Repair a frayed collar or cuffs

While a frayed collar or cuffs might indicate that a garment is beyond fixing, don’t despair. Take the garment to a tailor, who may be able to turn a cuff under, reverse it or make a new cuff from extra material.

  • While the procedure may be expensive, it’s often less expensive than replacing the garment, particularly if it is of good quality.

Mend moth damage

Unfortunately, the only real solution to heavy-duty moth damage is a professional reweaver. Reweavers use small bits of fabric from inside seams to piece the garment back together, and the results are often unnoticeable. A good reweaving job is expensive, but worth it to save a cherished piece of clothing.

Fix zippers

To keep both metal- and plastic-toothed zippers sliding smoothly:

  • Periodically lubricate them by rubbing a dry cake of soap across the teeth.
  • If the zipper becomes dirty, clean it with a toothbrush dipped in a solution of dishwashing detergent and water.
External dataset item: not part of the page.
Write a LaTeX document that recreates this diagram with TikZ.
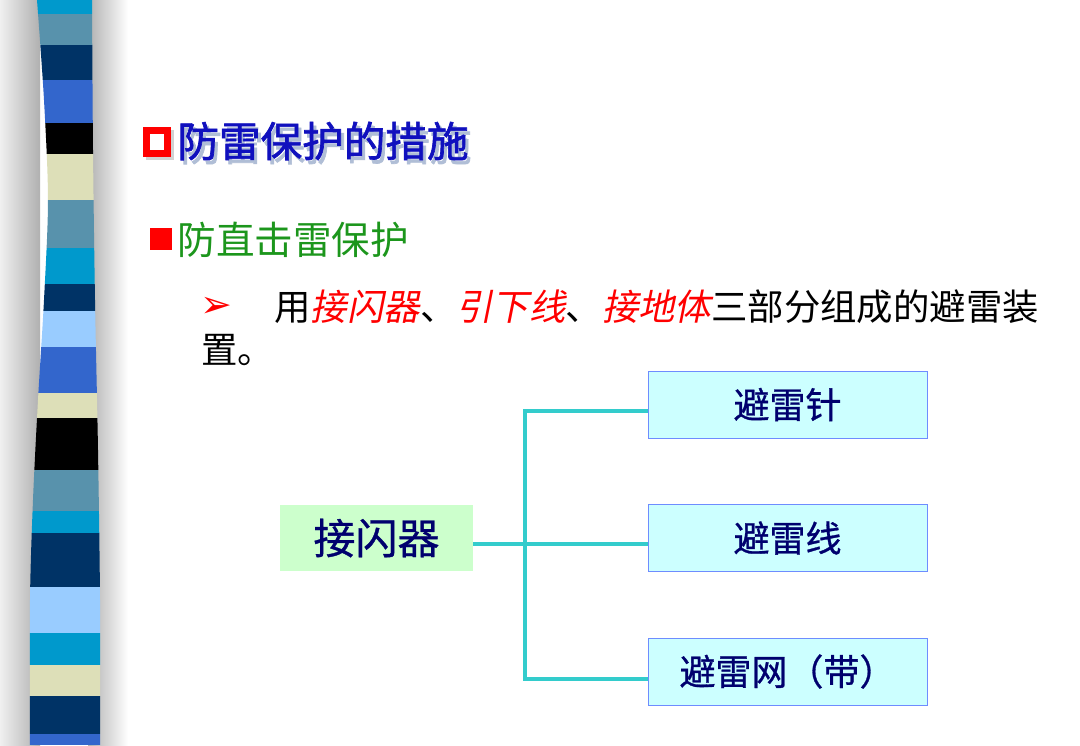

If the slider comes loose from the tracks of either type of zipper:

  • Pry off the bottom stop and rethread the track through the slider.
  • If possible, reattach the stop and crimp it into place.
  • If the stop is damaged, use a needle and heavy thread to sew a new one.
  • To replace a missing handle from a slider, attach a very small key to the slider.

Replacing your ripped clothing can be expensive. Save some money by completing simple repair jobs with these tips!